Es aquí donde emerge una línea de fractura que necesita ser enunciada: el problema no es solo de consumo, es de diseño. La infraestructura misma del entorno digital está codificada para amplificar la adicción. Como señala Leandro Núñez, de ENATIC, “se aplican inteligencias artificiales que lo que intentan es que permanezcas más tiempo en la aplicación”. Entonces, ¿no deberíamos legislar no solo el acceso, sino el diseño mismo de la atención?


Educación o vigilancia: el dilema moral del acompañamiento

Uno de los momentos más lúcidos del encuentro surgió cuando se abordó la pregunta esencial: ¿qué debe hacerse frente al uso excesivo de tecnología en los jóvenes? La respuesta de Gómez fue clara: educar, no vigilar. Porque el control, aún bienintencionado, puede convertirse en una forma de violencia simbólica, de silenciamiento del sujeto. Educar, en cambio, implica reconocer al otro como interlocutor válido, capaz de decidir, de reconstruir hábitos, de redefinir vínculos.


Aquí la ética se vuelve acción política: educar en tiempos de hiperconexión es crear espacios de sentido donde el algoritmo no impone, sino acompaña. Y eso exige tiempo, paciencia y sobre todo, coherencia. Como diría la filósofa Marina Garcés, “la libertad no consiste en tener mil opciones, sino en poder construir sentido entre ellas”.


Humanizar el diseño: hacia una ecología de la atención

La gran ausente de muchas discusiones sobre lo digital es la atención. No como un recurso económico —como lo han entendido las plataformas— sino como un acto profundamente humano, un gesto de cuidado. En este sentido, hablar de bienestar digital no es hablar de tiempo, sino de calidad de presencia.

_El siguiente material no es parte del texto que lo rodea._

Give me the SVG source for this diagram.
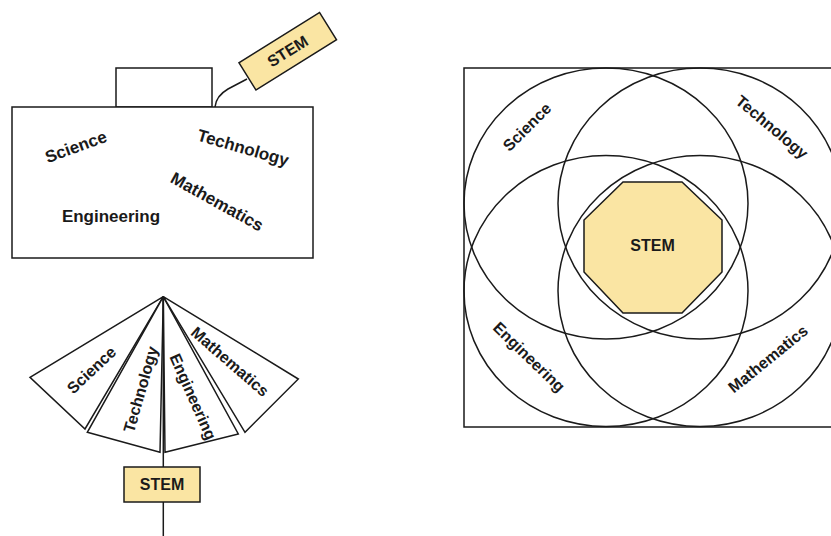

No basta con reducir horas frente a la pantalla si las que permanecen siguen vaciadas de contenido afectivo y de sentido.


Por ello, urge un rediseño cultural del ecosistema digital: no solo legislar la desconexión laboral, sino imaginar formas de conexión que nos devuelvan algo más que datos. Necesitamos diseños responsables, como apuntó Paula Valle del Pino, donde el objetivo no sea la retención infinita, sino la interacción significativa. Como propuso ING en su campaña El Clic hacia el Bienestar Digital, quizá la revolución consista no en renunciar al clic, sino en reinventarlo.


No es la pantalla la que produce el malestar, sino el vacío que deja cuando reemplaza al rostro del otro. No es la red la que enferma, sino el desarraigo que fomenta cuando sustituye la comunidad por el algoritmo. Y no será una ley ni un reglamento lo que nos devuelva la serenidad, sino la capacidad de reaprender a mirar, a tocar, a escuchar sin mediaciones constantes.


En última instancia, el reto del bienestar digital no es técnico, es ontológico: ¿qué tipo de humanidad queremos ser cuando todas las versiones de nosotros están solo a un clic de distancia?